The 2019 Good Tech Awards

Pear Therapeutics, another Boston outfit, makes “digital therapeutics” — essentially apps that use cognitive behavioral therapy techniques to help recovering addicts stick with their treatment programs. Its anti-opioid program, Reset-O, was cleared by the Food and Drug Administration late last year and can now be prescribed by doctors in conjunction with other treatments.

To Lemontree, Goodr and Propel, for helping feed the hungry.

Lemontree, a nonprofit food-delivery app based in New York, was started by Alex Godin, an entrepreneur who sold a workplace collaboration start-up to Meetup several years ago. The company sells Blue Apron-style meal kits to low-income families for $3 apiece. Meal kits are packed by volunteers, and they can be bought with food stamps.

Goodr, described by its founder, Jasmine Crowe, as a “food delivery app in reverse,” is a platform based in Atlanta that helps save some of the 72 billion pounds of food wasted in the United States every year and give it to people in need. Restaurants sign up on the site to have their excess food picked up and donated to local nonprofits and homeless shelters. Goodr operates in six cities, including Chicago, Miami and Philadelphia, and says it has diverted 2.1 million pounds of food and provided 1.8 million meals since 2017.

Propel, a Brooklyn start-up, is the creator of Fresh EBT, a popular app that helps low-income users manage their food stamps and other benefits.
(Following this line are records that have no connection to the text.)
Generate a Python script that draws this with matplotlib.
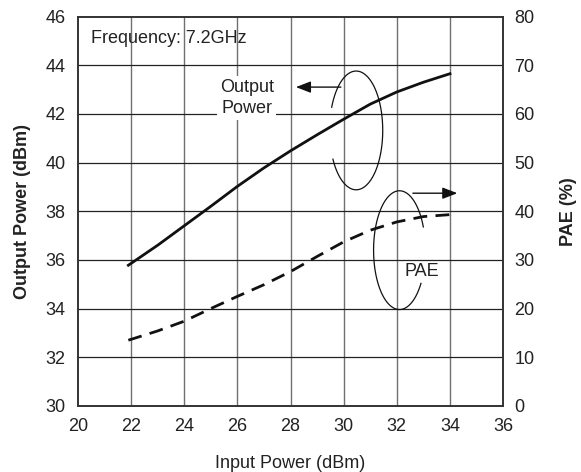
import numpy as np
import matplotlib
matplotlib.use('Agg')
import matplotlib.pyplot as plt

plt.rcParams['font.family'] = ['Liberation Sans', 'DejaVu Sans']

# data
pin = [21.9, 23, 24, 25, 26, 27, 28, 29, 30, 31, 32, 33, 34]
pout = [35.78, 36.6, 37.4, 38.2, 39.02, 39.78, 40.48, 41.14, 41.78, 42.4, 42.9, 43.3, 43.65]
pae = [13.5, 15.4, 17.4, 20.0, 22.5, 24.9, 27.6, 30.7, 33.7, 36.1, 37.8, 38.9, 39.3]

xticks = [20, 22, 24, 26, 28, 30, 32, 34, 36]
lticks = [30, 32, 34, 36, 38, 40, 42, 44, 46]
rticks = [0, 10, 20, 30, 40, 50, 60, 70, 80]

fs = 13

fig = plt.figure(figsize=(5.81, 4.72), dpi=100)
ax = fig.add_axes([0.134, 0.140, 0.732, 0.825])
ax2 = ax.twinx()

ax.set_xlim(20, 36)
ax.set_ylim(30, 46)
ax2.set_ylim(0, 80)
ax.set_xticks(xticks)
ax.set_yticks(lticks)
ax2.set_yticks(rticks)

# grid: vertical lines grey, horizontal darker
for x in xticks[1:-1]:
    ax.axvline(x, color='#707070', lw=1.0, zorder=1)
for y in lticks[1:-1]:
    ax.axhline(y, color='#222222', lw=0.9, zorder=1)

for a in (ax, ax2):
    for s in a.spines.values():
        s.set_color('#333333')
        s.set_linewidth(1.2)
    a.tick_params(length=0, labelsize=fs, colors='#222222')
ax.tick_params(axis='x', pad=9)
ax.tick_params(axis='y', pad=9)
ax2.tick_params(axis='y', pad=8)

ax.plot(pin, pout, color='#111111', lw=2.0, zorder=3)
ax2.plot(pin, pae, color='#111111', lw=2.0, ls=(0, (5, 3)), zorder=3)

ax.set_xlabel('Input Power (dBm)', fontsize=fs, labelpad=14, color='#222222')
ax.set_ylabel('Output Power (dBm)', fontsize=fs, fontweight='bold', labelpad=10, color='#222222')
ax2.set_ylabel('PAE (%)', fontsize=fs, fontweight='bold', labelpad=18, color='#222222')

ax.text(20.5, 45.1, 'Frequency: 7.2GHz', fontsize=fs, va='center', ha='left', color='#222222', zorder=4)
ax.text(26.35, 42.65, 'Output\nPower', fontsize=fs, va='center', ha='center', color='#222222',
        linespacing=1.3, zorder=4, bbox=dict(facecolor='white', edgecolor='none', pad=2))
ax2.text(32.95, 27.6, 'PAE', fontsize=fs, va='center', ha='center', color='#222222',
         zorder=4, bbox=dict(facecolor='white', edgecolor='none', pad=1))

# open ellipses marking each curve
t = np.radians(np.linspace(-151, 157, 200))
ax.plot(30.47 + 1.0 * np.cos(t), 41.32 + 2.44 * np.sin(t), color='#111111', lw=0.9, zorder=5)
t = np.radians(np.linspace(23, 326, 200))
ax2.plot(32.1 + 0.975 * np.cos(t), 32.0 + 12.2 * np.sin(t), color='#111111', lw=0.9, zorder=5)

# arrows pointing to the matching axis
ax.annotate('', xy=(28.1, 43.1), xytext=(30.0, 43.1),
            arrowprops=dict(arrowstyle='-|>,head_length=0.9,head_width=0.35', color='#111111', lw=1.0),
            zorder=5)
ax2.annotate('', xy=(34.38, 43.7), xytext=(32.5, 43.7),
             arrowprops=dict(arrowstyle='-|>,head_length=0.9,head_width=0.35', color='#111111', lw=1.0),
             zorder=5, annotation_clip=False)

fig.savefig('out.png', dpi=100)
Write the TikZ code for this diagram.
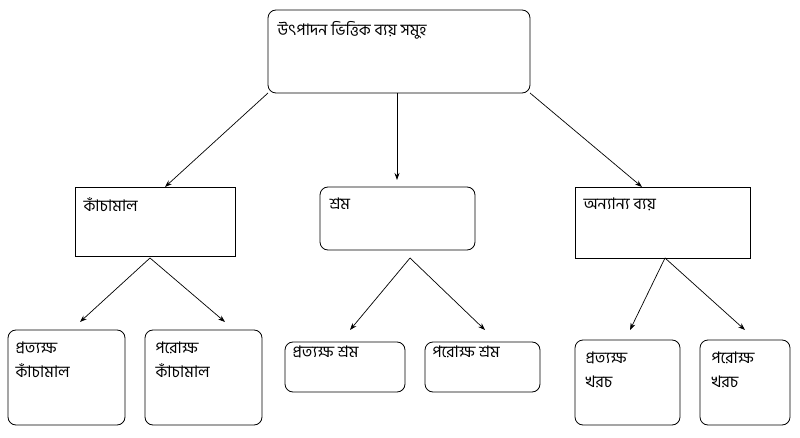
\documentclass[tikz,border=0pt]{standalone}
\usepackage{fontspec}
\newfontfamily\bn[Script=Bengali]{Hind Siliguri}
\usetikzlibrary{arrows.meta}
\begin{document}
\begin{tikzpicture}[x=1pt,y=-1pt,
 bx/.style={draw,line width=0.8pt},
 rbx/.style={bx,rounded corners=8pt},
 lbl/.style={anchor=north west,font=\bn\fontsize{16}{24}\selectfont,align=left},
 ar/.style={-{Stealth[length=7pt,width=5pt]},line width=0.7pt}]
\useasboundingbox (0,0) rectangle (800,438);
\draw[rbx] (268,10) rectangle (530,93);
\node[lbl] (top) at (274,18) {উৎপাদন ভিত্তিক ব্যয় সমুহ};
\draw[bx] (75,187) rectangle (235,256);
\node[lbl] (kc) at (80,194) {কাঁচামাল};
\draw[rbx] (320,187) rectangle (475,250);
\node[lbl] (sr) at (326,194) {শ্রম};
\draw[bx] (575,187) rectangle (750,258);
\node[lbl] (on) at (580,194) {অন্যান্য ব্যয়};
\draw[rbx] (8,330) rectangle (125,425);
\node[lbl] (b1) at (12,338) {প্রত্যক্ষ\\কাঁচামাল};
\draw[rbx] (145,330) rectangle (262,425);
\node[lbl] (b2) at (152,338) {পরোক্ষ\\কাঁচামাল};
\draw[rbx] (285,342) rectangle (405,392);
\node[lbl] (b3) at (289,342) {প্রত্যক্ষ শ্রম};
\draw[rbx] (425,342) rectangle (540,392);
\node[lbl] (b4) at (429,342) {পরোক্ষ শ্রম};
\draw[rbx] (575,340) rectangle (680,425);
\node[lbl] (b5) at (582,348) {প্রত্যক্ষ\\খরচ};
\draw[rbx] (700,340) rectangle (790,425);
\node[lbl] (b6) at (708,348) {পরোক্ষ\\খরচ};
\coordinate (t1) at (268,93); \coordinate (t2) at (397,93); \coordinate (t3) at (530,93);
\coordinate (e1) at (165,187); \coordinate (e2) at (397,180); \coordinate (e3) at (642,187);
\coordinate (k) at (150,258); \coordinate (s) at (410,258); \coordinate (o) at (665,258);
\coordinate (f1) at (80,322); \coordinate (f2) at (225,322);
\coordinate (f3) at (350,330); \coordinate (f4) at (485,330);
\coordinate (f5) at (630,330); \coordinate (f6) at (745,330);
\draw[ar] (t1)--(e1); \draw[ar] (t2)--(e2); \draw[ar] (t3)--(e3);
\draw[ar] (k)--(f1); \draw[ar] (k)--(f2);
\draw[ar] (s)--(f3); \draw[ar] (s)--(f4);
\draw[ar] (o)--(f5); \draw[ar] (o)--(f6);
\end{tikzpicture}
\end{document}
After doing battle with a larger government contractor last year, Propel recovered this year and says more than two million households use it every month.

To Pinterest, for taking a stand against social media toxicity.

When you think of Pinterest, you probably picture mood boards, D.I.Y. hacks and mommy-bloggers. But the social network spent much of 2019 doing the kinds of tough, principled work that its bigger rivals often neglected.

In August, the company announced that users searching for vaccine-related information would be shown results from authoritative sources like the World Health Organization and the Centers for Disease Control and Prevention, rather than being led down rabbit holes filled with misinformation. The company also introduced a “compassionate search” experience, which offers mental health advice and exercises to users whose behavior indicates they might be feeling anxious or depressed, such as people who search for things like “sad quotes” or who look up terms relating to self-harm. And in December, Pinterest joined other wedding websites in announcing that it would limit the promotion of wedding venues that were once slave plantations.

Pinterest hasn’t always operated flawlessly. But while its competitors were giving grandiose speeches and supplicating at the White House, the company’s content-moderation choices stood out as an example of a social network with a moral compass.